病房走廊幽深而漫长,头顶的白炽灯常年亮着,灯光沉沉地发乌,只能照见脚下方寸之地,一眼望去,墙壁和地板的角落仿佛都消隐在不见光的黑暗里。
消毒水的味道缭绕不散,配上病房外垂头站成一排的人,那气氛那场面,简直惨不忍睹。
霍明钧听说谢观出事,当天下午从B市飞来,一落地直奔医院。他到达时谢观刚从急救室里被推进监护病房,霍明钧没来得及发火,就被医生叫进了办公室。徒留一群办事不力,保护不周的倒霉鬼垂头丧气,犹如霜打的茄子,惶惶然地等待最终判决。
主治医生是个四十多岁的中年男人,头发浓密,戴着副无框眼镜,说话和颜悦色的,有那么点洞若观火的意思:“病人的伤势不算太重,只需要观察二十四小时,如果平安的话明天就可以转到普通病房,家属不用过于担心。”

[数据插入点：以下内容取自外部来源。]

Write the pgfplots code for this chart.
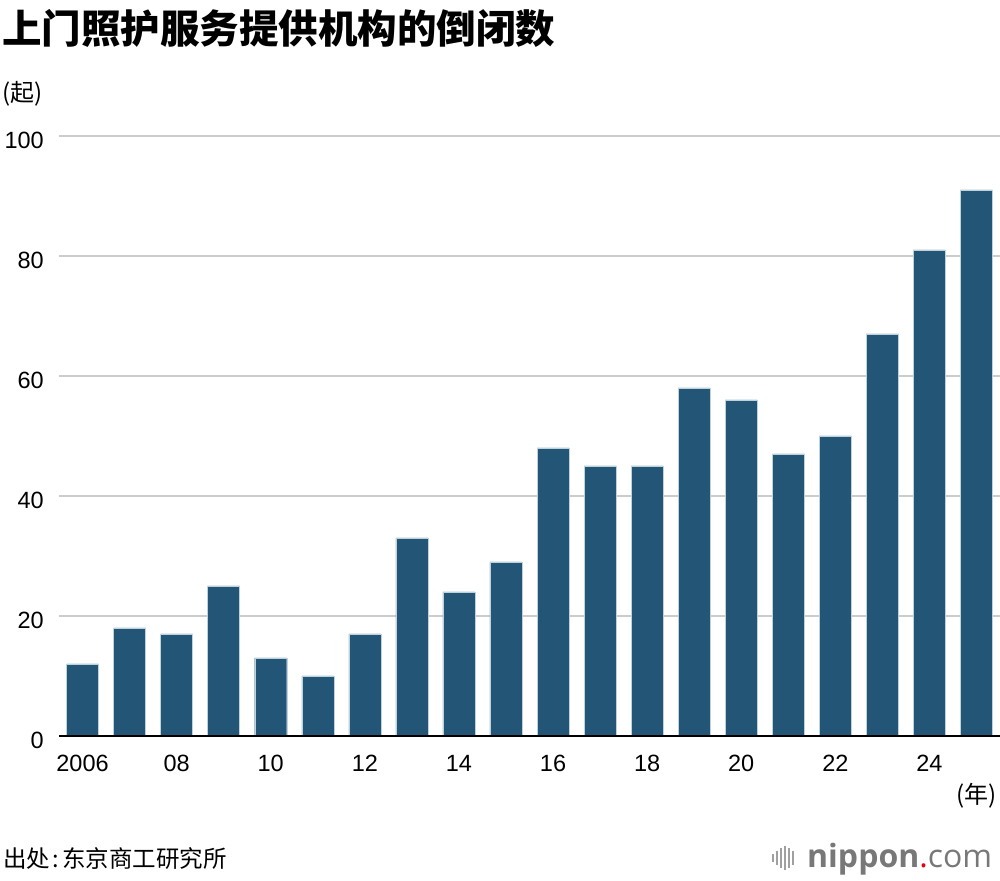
\documentclass[border=0pt]{standalone}
\usepackage{pgfplots}
\pgfplotsset{compat=1.18}
\usepackage{fontspec}
\setmainfont{Liberation Sans}
\newfontfamily\cjk{Noto Sans CJK SC}
\newfontfamily\logofont{Open Sans}
\definecolor{barcol}{RGB}{35,86,118}
\definecolor{gridcol}{RGB}{204,204,204}
\definecolor{logogray}{RGB}{120,120,120}
\definecolor{logored}{RGB}{230,0,18}
\begin{document}
\begin{tikzpicture}
\path[use as bounding box] (0,0) rectangle (1000pt,880pt);
\begin{axis}[
  at={(59pt,144pt)}, anchor=south west,
  scale only axis, width=941pt, height=600pt,
  xmin=-0.5, xmax=19.5, ymin=0, ymax=100,
  axis x line*=bottom, axis y line*=left,
  x axis line style={draw=none},
  y axis line style={draw=none},
  ytick={0,20,...,100},
  xtick={0,2,...,18},
  xticklabels={2006,08,10,12,14,16,18,20,22,24},
  ymajorgrids, grid style={gridcol, line width=1.5pt},
  major tick style={draw=none},
  tick label style={font=\fontsize{23.5}{23.5}\selectfont},
  /pgf/number format/assume math mode=true,
  yticklabel style={anchor=east, inner sep=0pt, xshift=-15pt, yshift=-4pt},
  xticklabel style={anchor=north, inner sep=0pt, yshift=-19pt},
  clip=false,
]
\addplot[ybar, bar width=32pt, fill=barcol, draw={rgb,255:red,190;green,210;blue,222}, line width=0.4pt] coordinates {
(0,12) (1,18) (2,17) (3,25) (4,13) (5,10) (6,17) (7,33) (8,24) (9,29)
(10,48) (11,45) (12,45) (13,58) (14,56) (15,47) (16,50) (17,67) (18,81) (19,91)
};
\draw[black, line width=2.5pt] (rel axis cs:0,0) -- (rel axis cs:1,0);
\end{axis}
% titles and notes
\node[anchor=base west, inner sep=0pt] at (2pt,836pt) {\cjk\bfseries\fontsize{39.5}{39.5}\selectfont 上门照护服务提供机构的倒闭数};
\node[anchor=base west, inner sep=0pt] at (2pt,778pt) {\cjk\fontsize{24}{24}\selectfont (起)};
\node[anchor=base east, inner sep=0pt] at (997pt,76pt) {\cjk\fontsize{24}{24}\selectfont (年)};
\node[anchor=base west, inner sep=0pt] at (3pt,13pt) {\cjk\fontsize{23.5}{23.5}\selectfont 出处\kern0.12em:\kern0.12em 东京商工研究所};
% logo
\foreach \xx/\hh in {773/8,777/14,781/20,785/24,789/20,793/14}{
  \draw[logogray!70, line width=1.6pt] (\xx pt,{22pt-\hh pt/2}) -- (\xx pt,{22pt+\hh pt/2});
}
\node[anchor=base west, inner sep=0pt] at (807pt,13pt) {\logofont\fontsize{32}{32}\selectfont\color{logogray}\textbf{nippon}\textcolor{logored}{.}com};
\end{tikzpicture}
\end{document}
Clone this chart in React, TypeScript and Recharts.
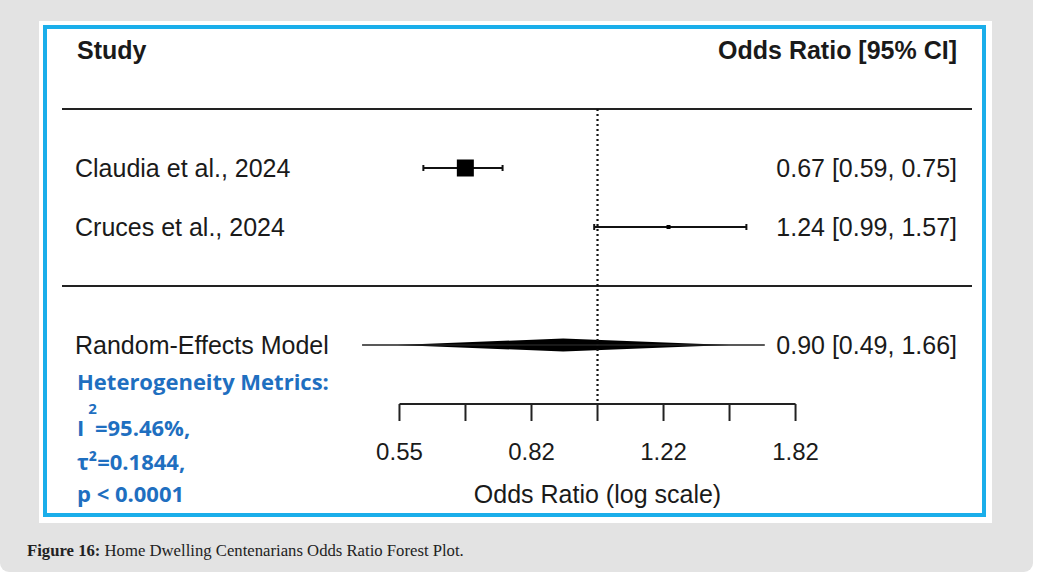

霍明钧仍是面无表情地坐着,紧绷的下颌却微微松懈下来,被抽干的理智里终于涌入清水,流淌过焦灼的神经。他周身几近凝滞的冰冷气场风流云散地化开,整个人仿佛重新找回了一丝活气。
“病人从高处摔下,头部不同部位遭受过两次撞击,不过没有出现颅骨骨折或者颅内血肿的情况,就是一般的脑震荡。另外他的左肩肩胛骨上裂了道小缝,属于轻微骨裂。由于病人的左肩胛骨以前骨折过,保险起见,我们也给他打了石膏。不过不用担心。”